Zespri's chief executive in the past two years spent more time in New Zealand than at his base in Singapore. Photo / 123RF
A horror couple of years for the kiwifruit export industry sparked discussion on whether Zespri chief executive Dan Mathieson should shift his base from Singapore back to New Zealand.
Mathieson, a Kiwi who recently marked his 20th year with the company, said Covid, severe labour shortages, extreme weather events, supplychain issues and resulting export fruit quality problems caned the multi-billion dollar export industry for 24 months.
“In fact in the last two years I would’ve spent more time in New Zealand than out of it.
“At the same time it’s really important we maintain our focus on developing markets and capture the best possible value from those markets.
The combination of external forces on Zespri’s New Zealand growers and overseas contracted kiwifruit producers resulted in a 2023 financial year the Bay of Plenty-headquartered global marketing company would rather forget. The issues have led to reduced fruit volumes.
Zespri’s net profit after tax, including revenue from selling growing licences, was $237.8m, compared to $361.5m the previous year. Net profit before tax was $331m, against $505m in FY22. Global operating revenue, including licence income, was $4.22b, compared to $4.47b in FY22.
Sub-quality fruit issues and associated costs meant $534m less available to pay growers. In FY22 the fruit quality bill was $307m.
Zespri sold 183.5m trays of New Zealand-grown and offshore-grown fruit, down from 201.5m trays in FY22.
Its New Zealand supply segment made a loss of $22.1m due to higher costs and reduced fruit volumes. The previous year it made a profit of $24.9m.
Total payments to New Zealand growers fell to $2.2 billion from $2.47b in 2022.
Zespri has the statutory right to export all New Zealand kiwifruit, except to Australia.
With a pan-industry focus on fruit quality issues, a recovering labour force, and stronger prices for the current export season’s fruit, Mathieson believes the industry is moving from a tactical response mode back to its strategic focus on growth.

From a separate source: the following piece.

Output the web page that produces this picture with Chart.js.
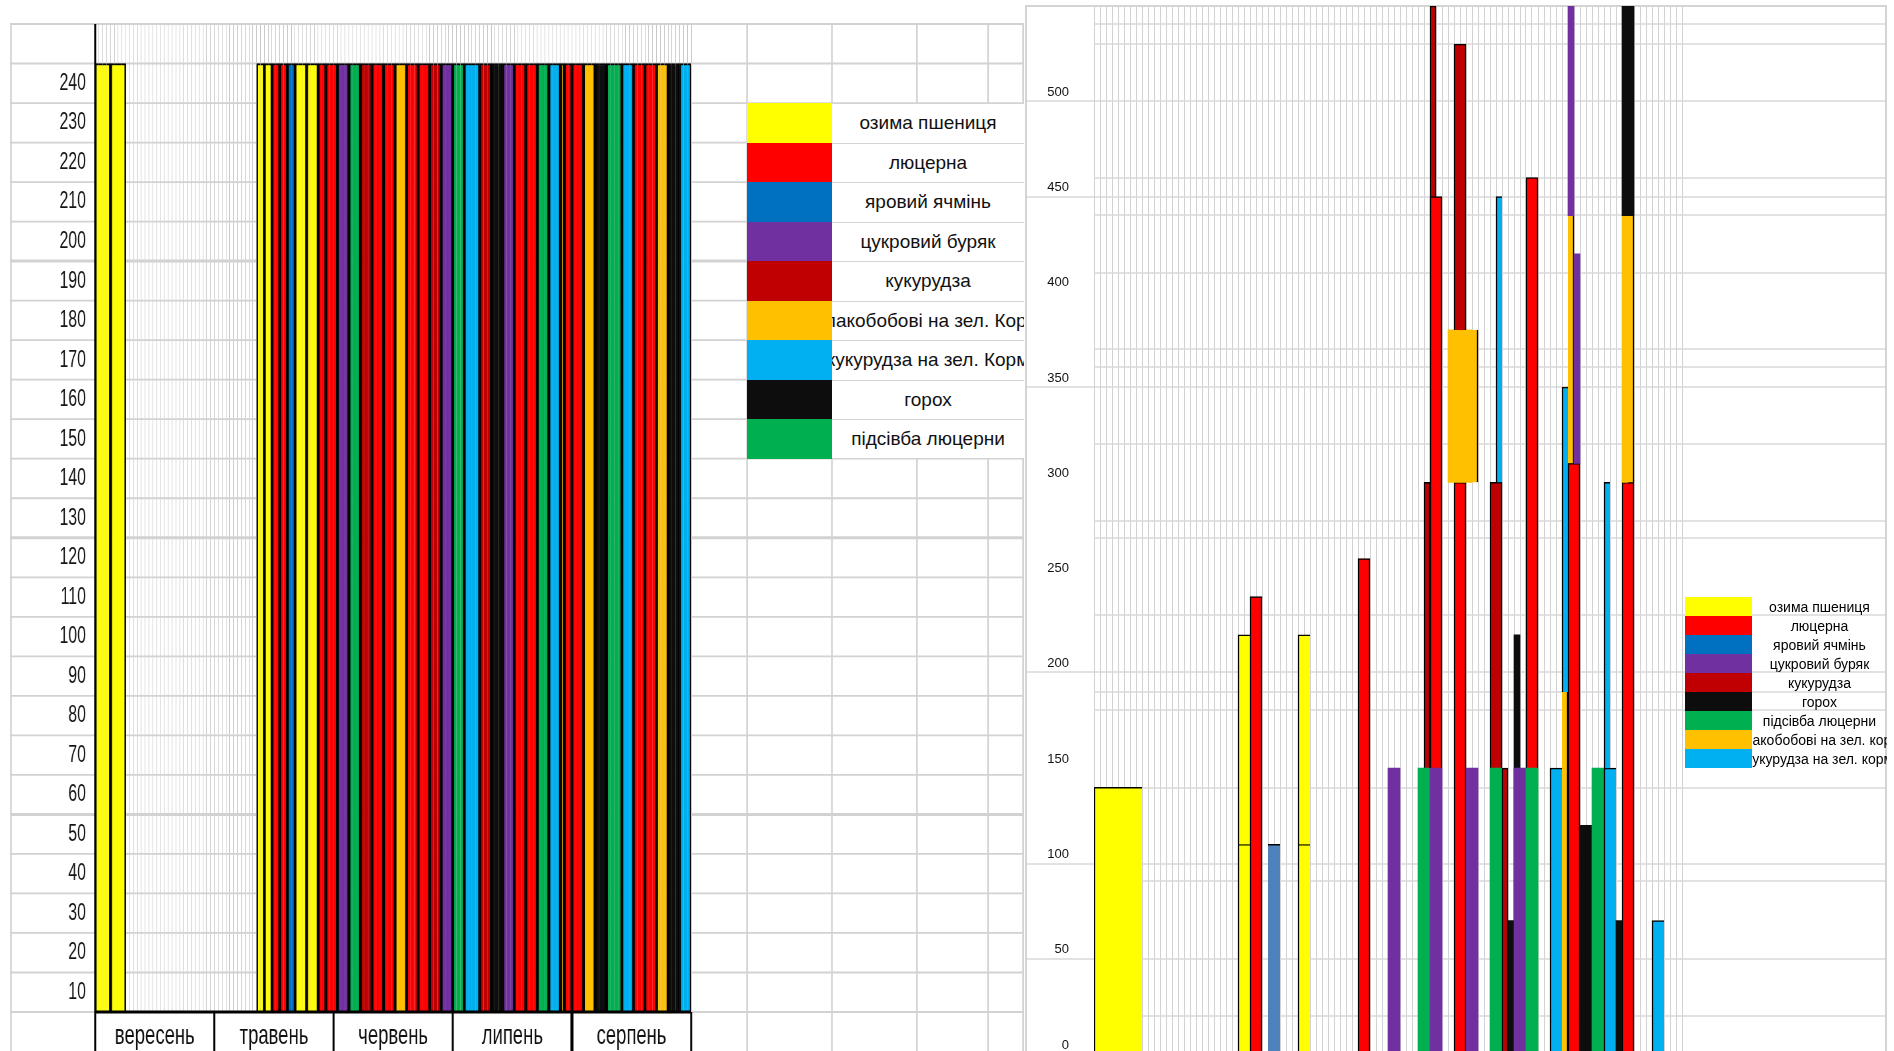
<!DOCTYPE html>
<html lang="uk">
<head>
<meta charset="utf-8">
<title>Календарний план робіт і навантаження за культурами</title>
<script src="https://cdn.jsdelivr.net/npm/chart.js@4.4.1/dist/chart.umd.min.js"></script>
<style>
  html, body { margin:0; padding:0; background:#fff; }
  body { width:1894px; height:1051px; overflow:hidden; position:relative; font-family:"Liberation Sans", Arial, sans-serif; }
  #leftWrap { position:absolute; left:10px; top:0; width:1536px; height:1060px; transform:scaleX(0.66); transform-origin:0 0; }
  #rightWrap { position:absolute; left:1024px; top:0; width:863px; height:1070px; }
  canvas { display:block; }
  .lg { position:absolute; left:0; top:0; }
  .lg .row { position:absolute; display:flex; }
  .lg .sw { flex:none; height:100%; }
  .lg .tx { flex:none; height:100%; box-sizing:border-box; display:flex; justify-content:center; align-items:center; overflow:hidden; white-space:nowrap; color:#111; }
  #legendLeft .tx { background:#fff; border-top:1.5px solid #d4d4d4; font-size:19px; }
  #legendRight .tx { font-size:14px; color:#000; }
</style>
</head>
<body>
<div id="leftWrap"><canvas id="left" width="1536" height="1060"></canvas></div>
<div id="rightWrap"><canvas id="right" width="863" height="1070"></canvas></div>
<div id="legendLeft" class="lg"></div>
<div id="legendRight" class="lg"></div>
<script>
Chart.defaults.font.family = '"Liberation Sans", Arial, sans-serif';

// ---------- crops ----------
const crops = ['озима пшениця', 'люцерна', 'яровий ячмінь', 'цукровий буряк', 'кукурудза',
               'злакобобові на зел. Корм', 'кукурудза на зел. Корм', 'горох', 'підсівба люцерни'];
const cropColors = ['#FFFF00', '#FF0000', '#0070C0', '#7030A0', '#C00000', '#FFC000', '#00B0F0', '#0D0D0D', '#00B050'];
const loadColors = ['#FFFF00', '#FF0000', '#4F81BD', '#7030A0', '#C00000', '#FFC000', '#00B0F0', '#0D0D0D', '#00B050'];

// ---------- left chart: calendar of field works ----------
const months = ['вересень', 'травень', 'червень', 'липень', 'серпень'];
const slotsPerMonth = 31;
const leftTicks = [10, 20, 30, 40, 50, 60, 70, 80, 90, 100, 110, 120, 130, 140, 150, 160, 170, 180, 190, 200, 210, 220, 230, 240];
const workCrop  = [0, 0,
  0, 0, 1, 1, 2, 0, 0, 1, 1, 3, 8, 4, 1, 1, 5, 1, 1, 4, 3, 8,
  6, 4, 7, 3, 1, 1, 8, 6, 5, 1, 1, 5, 7, 8, 6, 1, 1, 5, 7, 6];
const workStart = [0, 4,
  42, 44, 46, 48, 50, 52, 55, 58, 60, 63, 66, 69, 72, 75, 78, 81, 84, 87, 90, 93,
  96, 100, 103, 106, 109, 112, 115, 118, 121, 122, 124, 127, 130, 133, 137, 140, 143, 146, 149, 152];
const workDays  = [4, 4,
  2, 2, 2, 2, 2, 3, 3, 2, 3, 3, 3, 3, 3, 3, 3, 3, 3, 3, 3, 3,
  4, 3, 3, 3, 3, 3, 3, 3, 1, 2, 3, 3, 3, 4, 3, 3, 3, 3, 3, 3];
const workHours = [240, 240,
  240, 240, 240, 240, 240, 240, 240, 240, 240, 240, 240, 240, 240, 240, 240, 240, 240, 240, 240, 240,
  240, 240, 240, 240, 240, 240, 240, 240, 240, 240, 240, 240, 240, 240, 240, 240, 240, 240, 240, 240];

// ---------- right chart: load by periods ----------
const loadTicks = [0, 50, 100, 150, 200, 250, 300, 350, 400, 450, 500];
const loadCrop  = [0, 0, 0, 1, 2, 0, 0, 1, 3, 4, 8, 4, 1, 3, 1, 5, 4, 3, 4, 6, 8, 4, 7, 7, 3, 1, 8, 6, 5, 6, 1, 5, 3, 3, 7, 8, 6, 6, 7, 1, 5, 7, 6];
const loadStart = [0, 24, 24, 26, 29, 34, 34, 44, 49, 55, 54, 56, 56, 56, 60, 59, 60, 62, 66, 67, 66, 68, 69, 70, 70, 72, 72, 76, 78, 78, 79, 79, 80, 79, 81, 83, 85, 85, 87, 88, 88, 88, 93];
const loadSlots = [8, 2, 2, 2, 2, 2, 2, 2, 2, 1, 2, 1, 2, 2, 2, 5, 2, 2, 2, 1, 2, 1, 1, 1, 2, 2, 2, 2, 1, 1, 2, 1, 1, 1, 2, 2, 2, 1, 1, 2, 2, 2, 2];
const loadLow   = [0, 0, 110, 0, 0, 0, 110, 0, 0, 150, 0, 150, 150, 0, 0, 300, 380, 0, 150, 300, 0, 0, 0, 0, 0, 150, 0, 0, 0, 190, 0, 310, 310, 440, 0, 0, 0, 150, 0, 0, 300, 440, 0];
const loadHigh  = [140, 110, 220, 240, 110, 110, 220, 260, 150, 300, 150, 550, 450, 150, 300, 380, 530, 150, 300, 450, 150, 150, 70, 220, 150, 460, 150, 150, 190, 350, 310, 440, 420, 550, 120, 150, 150, 300, 70, 300, 440, 550, 70];
const legendRightOrder = [0, 1, 2, 3, 4, 7, 8, 5, 6];

// ---------- layout of the sheet ----------
const squeeze = 0.66, leftPanelX = 10;
const sheetColumns = [11, 747, 832, 917, 988, 1023];
const heavyRows = [50, 120, 190];
const rightSlots = 132, rightGridSlots = 99;
const rightRowsPlot = [24, 44, 178, 215, 273, 349, 367, 444, 521, 538, 615, 692, 710, 788, 881, 1016];
const rightRowsFull = [101, 197, 387, 672, 864, 959];
// border sides per crop on the load chart: [top, right, left]
const loadBorders = [[1, 0, 1], [1, 1, 1], [1, 0, 0], [0, 0, 0], [1, 1, 1], [0, 1, 0], [1, 0, 1], [0, 0, 0], [0, 0, 0]];

// ---------- datasets ----------
const leftSlots = months.length * slotsPerMonth;
const leftLabels = Array.from({length: leftSlots}, (_, i) => months[Math.floor(i / slotsPerMonth)] + ' ' + (i % slotsPerMonth + 1));

const leftDatasets = workCrop.map((c, i) => {
  const data = new Array(leftSlots).fill(null);
  for (let d = 0; d < workDays[i]; d++) data[workStart[i] + d] = workHours[i];
  const first = workStart[i], last = workStart[i] + workDays[i] - 1;
  return {
    label: crops[c], data,
    backgroundColor: cropColors[c], borderColor: '#000',
    borderWidth: ctx => ({ top: 2, bottom: 0, left: ctx.dataIndex === first ? 2.5 : 0, right: ctx.dataIndex === last ? 2.5 : 0 }),
    borderSkipped: false, grouped: false, barPercentage: 1, categoryPercentage: 1
  };
});

const periods = Array.from({length: rightSlots}, (_, i) => String(i + 1));
const rightDatasets = loadCrop.map((c, i) => {
  const data = new Array(rightSlots).fill(null);
  for (let d = 0; d < loadSlots[i]; d++) data[loadStart[i] + d] = [loadLow[i], loadHigh[i]];
  const first = loadStart[i], last = loadStart[i] + loadSlots[i] - 1;
  const [bt, br, bl] = loadBorders[c];
  return {
    label: crops[c], data, order: loadCrop.length - i,
    backgroundColor: loadColors[c], borderColor: '#000',
    borderWidth: ctx => ({ top: bt * 1.5, bottom: 0, left: ctx.dataIndex === first ? bl * 1.5 : 0, right: ctx.dataIndex === last ? br * 1.5 : 0 }),
    borderSkipped: false, grouped: false, barPercentage: 1, categoryPercentage: 1
  };
});

// ---------- sheet drawing plugins ----------
const leftSheet = {
  id: 'leftSheet',
  beforeDatasetsDraw(chart) {
    const {ctx, scales: {y}} = chart;
    const W = chart.width, H = chart.height;
    const top = y.getPixelForValue(250);
    ctx.save();
    ctx.strokeStyle = '#d2d2d2';
    for (let v = 0; v <= 250; v += 10) {
      const py = y.getPixelForValue(v);
      ctx.lineWidth = heavyRows.includes(v) ? 3 : 1.8;
      ctx.beginPath(); ctx.moveTo(0, py); ctx.lineTo(W, py); ctx.stroke();
    }
    ctx.lineWidth = 2.5;
    sheetColumns.forEach(cx => {
      const px = (cx - leftPanelX) / squeeze;
      ctx.beginPath(); ctx.moveTo(px, top); ctx.lineTo(px, H); ctx.stroke();
    });
    ctx.restore();
  },
  afterDatasetsDraw(chart) {
    const {ctx, chartArea: a, scales: {x}} = chart;
    const H = chart.height;
    ctx.save();
    ctx.strokeStyle = '#000';
    ctx.lineWidth = 3;
    ctx.beginPath(); ctx.moveTo(a.left, a.top); ctx.lineTo(a.left, H); ctx.stroke();
    ctx.beginPath(); ctx.moveTo(a.left, a.bottom); ctx.lineTo(a.right, a.bottom); ctx.stroke();
    const half = (x.getPixelForValue(1) - x.getPixelForValue(0)) / 2;
    for (let m = 1; m <= months.length; m++) {
      const px = x.getPixelForValue(m * slotsPerMonth - 1) + half;
      ctx.lineWidth = m === 4 ? 4.5 : 3;
      ctx.beginPath(); ctx.moveTo(px, a.bottom); ctx.lineTo(px, H); ctx.stroke();
    }
    ctx.restore();
  }
};

const rightSheet = {
  id: 'rightSheet',
  beforeDatasetsDraw(chart) {
    const {ctx, chartArea: a} = chart;
    const W = chart.width, H = chart.height;
    ctx.save();
    ctx.strokeStyle = '#d8d8d8';
    ctx.lineWidth = 1.5;
    rightRowsPlot.forEach(py => { ctx.beginPath(); ctx.moveTo(a.left, py); ctx.lineTo(W, py); ctx.stroke(); });
    rightRowsFull.forEach(py => { ctx.beginPath(); ctx.moveTo(2, py); ctx.lineTo(W, py); ctx.stroke(); });
    ctx.lineWidth = 2;
    ctx.strokeStyle = '#d4d4d4';
    ctx.beginPath();
    ctx.moveTo(2, H); ctx.lineTo(2, a.top); ctx.lineTo(W - 1, a.top); ctx.lineTo(W - 1, H);
    ctx.stroke();
    ctx.restore();
  }
};

// ---------- charts ----------
const leftChart = new Chart(document.getElementById('left'), {
  type: 'bar',
  data: { labels: leftLabels, datasets: leftDatasets },
  options: {
    responsive: false, animation: false, devicePixelRatio: 1,
    plugins: { legend: { display: false }, tooltip: { enabled: false } },
    layout: { padding: { left: 0, right: 504, top: 24, bottom: 0 } },
    scales: {
      x: {
        type: 'category', offset: true,
        grid: { color: '#c8c8c8', lineWidth: 1, drawTicks: false, offset: true },
        border: { display: false },
        ticks: {
          autoSkip: false, maxRotation: 0, minRotation: 0, padding: 7, color: '#111', font: { size: 28 },
          callback: (v, i) => i % slotsPerMonth === 15 ? months[Math.floor(i / slotsPerMonth)] : ''
        },
        afterFit: s => { s.height = 48; }
      },
      y: {
        min: 0, max: 250,
        grid: { display: false }, border: { display: false },
        ticks: {
          stepSize: 5, autoSkip: false, padding: 6, color: '#151515', font: { size: 24 },
          callback: v => (v % 10 === 5 && leftTicks.includes(v + 5)) ? String(v + 5) : ''
        },
        afterFit: s => { s.width = 129; s.paddingTop = 0; s.paddingBottom = 0; }
      }
    }
  },
  plugins: [leftSheet]
});

new Chart(document.getElementById('right'), {
  type: 'bar',
  data: { labels: periods, datasets: rightDatasets },
  options: {
    responsive: false, animation: false, devicePixelRatio: 1,
    plugins: { legend: { display: false }, tooltip: { enabled: false } },
    layout: { padding: { left: 0, right: 1, top: 6, bottom: 0 } },
    scales: {
      x: {
        type: 'category', offset: true,
        grid: { offset: true, drawTicks: false, lineWidth: 1, color: c => c.index < rightGridSlots ? '#d2d2d2' : 'rgba(0,0,0,0)' },
        border: { display: false },
        ticks: { display: false },
        afterFit: s => { s.height = 16; s.paddingLeft = 0; s.paddingRight = 0; }
      },
      y: {
        min: 0, max: 550,
        grid: { display: false }, border: { display: false },
        ticks: {
          stepSize: 50, padding: 17, labelOffset: -9, color: '#111', font: { size: 13 },
          callback: v => loadTicks.includes(v) ? String(v) : null
        },
        afterFit: s => { s.width = 70; s.paddingTop = 0; s.paddingBottom = 0; }
      }
    }
  },
  plugins: [rightSheet]
});

// ---------- legends drawn as sheet cells ----------
(function buildLegends() {
  const yL = leftChart.scales.y;
  const boxL = document.getElementById('legendLeft');
  crops.forEach((name, i) => {
    const t = yL.getPixelForValue(230 - 10 * i), b = yL.getPixelForValue(220 - 10 * i);
    const row = document.createElement('div');
    row.className = 'row';
    row.style.left = '747px'; row.style.top = t + 'px'; row.style.height = (b - t) + 'px';
    const sw = document.createElement('div'); sw.className = 'sw'; sw.style.width = '85px'; sw.style.background = cropColors[i];
    const tx = document.createElement('div'); tx.className = 'tx'; tx.style.width = '192px';
    const span = document.createElement('span'); span.textContent = name; tx.appendChild(span);
    if (i === crops.length - 1) tx.style.borderBottom = '1.5px solid #d4d4d4';
    row.appendChild(sw); row.appendChild(tx); boxL.appendChild(row);
  });

  const boxR = document.getElementById('legendRight');
  legendRightOrder.forEach((c, i) => {
    const row = document.createElement('div');
    row.className = 'row';
    row.style.left = '1685px'; row.style.top = (597 + 19 * i) + 'px'; row.style.height = '19px';
    const sw = document.createElement('div'); sw.className = 'sw'; sw.style.width = '67px'; sw.style.background = cropColors[c];
    const tx = document.createElement('div'); tx.className = 'tx'; tx.style.width = '135px';
    const span = document.createElement('span'); span.textContent = crops[c].replace('Корм', 'корм'); tx.appendChild(span);
    row.appendChild(sw); row.appendChild(tx); boxR.appendChild(row);
  });
})();
</script>
</body>
</html>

Providing volumes return, he hopes the New Zealand supply business segment will return to profit next year.
The industry has proved its resilience before. It recovered to become one of New Zealand’s blue chip export businesses in record time after its gold fruit sector was all but wiped out by Psa bacterial disease from 2010.
On the subject of where he is based, Mathieson said it should be noted Zespri had a strong team in New Zealand.
“[They] are focused on these issues and are working with industry leaders. It’s not just Zespri but the whole industry that has had to respond - growers, post-harvest, and Zespri, with the supply chain challenges and investment in markets and partners.
“It’s very much a pan-industry response.”
Zespri’s 2800 New Zealand-season growers weren’t alone in weathering challenges.
The company has a 20-year-old global supply business with around 1500 suppliers to try to achieve a 12 month supply of Zespri-branded fruit on the world’s shop shelves.
It works with growers in Italy, France, Japan and Korea to supply the best-seller, Zespri SunGold kiwifruit and to procure Zespri Green fruit from Italy and Greece.
Zespri’s FY23 annual report said the impacts of hot weather in the 2022 Northern Hemisphere season resulted in volumes for the overseas business falling 20 per cent below expectations.
Sustained heat was the biggest concern across all regions, said the annual report.
Regular temperatures above 35C significantly impact plant health and fruit growth, and growing regions in Italy and France experienced up to four times the number of days above this temperature compared with the previous season.
The impact for the overseas business was lower yields, smaller fruit size and reduced storage quality.
In the 2022-2023 financial year, the business made sales of $519m from 16m trays of SunGold and nine million trays of Zespri Green. This contributed $29.5m to corporate profit.
The annual report said the Zespri Global Supply business was expected to grow strongly in the coming years.
However, it said although volumes were increasing as new orchards matured, the business would not be able to achieve 12 month supply based on the total 5000ha overseas growing limit placed on Zespri by its New Zealand grower owners, past and present.
In 2022 they voted against a bid by Zespri to increase its allowable growing hectarage overseas.
The company focus on achieving maximum production from the 5000ha currently approved, and the completion of planting across this area, would result in a doubling of current offshore-produced fruit volumes when orchards are fully mature, the annual report said.
Andrea Fox joined the Herald as a senior business journalist in 2018 and specialises in writing about the dairy industry, agribusiness, exporting and the logistics sector and supply chains.